Respiratory hospitalizations among seniors increased 4.3% for each 10-degree increase in daily average summer temperature, according to results of a study.
This association, which was not changed by adjustments for air pollution, age, gender or seasonal trends in hospitalization rates and temperature, was strongest on the day of exposure to heat and remained elevated the day following exposure, researchers reported in the American Journal of Respiratory and Critical Care Medicine, a publication of the American Thoracic Society.
Researchers with the Johns Hopkins Bloomberg School of Public Health conducted an epidemiological study of more than 12.5 million Medicare beneficiaries. While outdoor heat has been shown to increase respiratory mortality, evidence on the relationship between heat and respiratory hospitalizations has been less consistent, G. Brooke Anderson, PhD, the studys lead author, said in a news release.

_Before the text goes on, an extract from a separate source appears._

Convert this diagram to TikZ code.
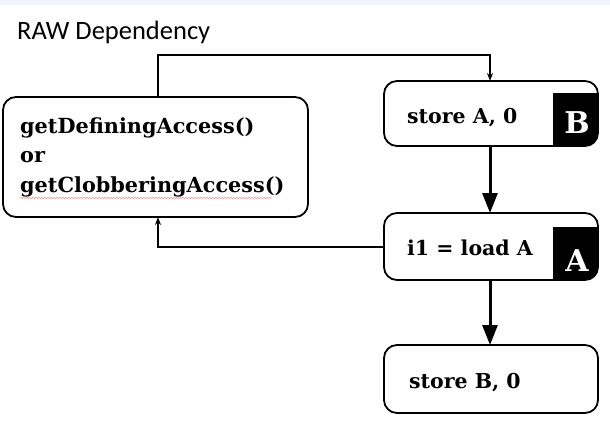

In the largest population of the elderly yet studied, we found strong evidence that short-term exposure to outdoor heat increases the risk of hospitalization for COPD and respiratory tract infections. This relationship was consistent for men and women and across all age groups.
The study included 213 urban counties across the United States and more than 30% of the U.S. population ages 65 and older. Data on Medicare emergency respiratory hospitalizations were obtained for the period 1999-2008, along with measurements of weather and air pollution.
The increased risk for heat-related hospitalization was similar for COPD (4.7%) and respiratory tract infections (4.1%), and tended to be higher in counties where summers typically are mild.
Each 10-degree increase in daily temperature translated to approximately 30 excess respiratory hospitalizations per day among the elderly in the 213 counties studied, with larger increases in temperature expected to result in additional hospitalizations.
Our study provides clear and consistent evidence of a link between outdoor heat and hospitalization for respiratory disease in the elderly, Roger D. Peng, PhD, the studys senior author, said in the news release. As the prevalence of respiratory conditions and the age of the population continue to increase and global temperatures continue to rise as a result of climate change, the risk of heat-related respiratory disease is also likely to increase.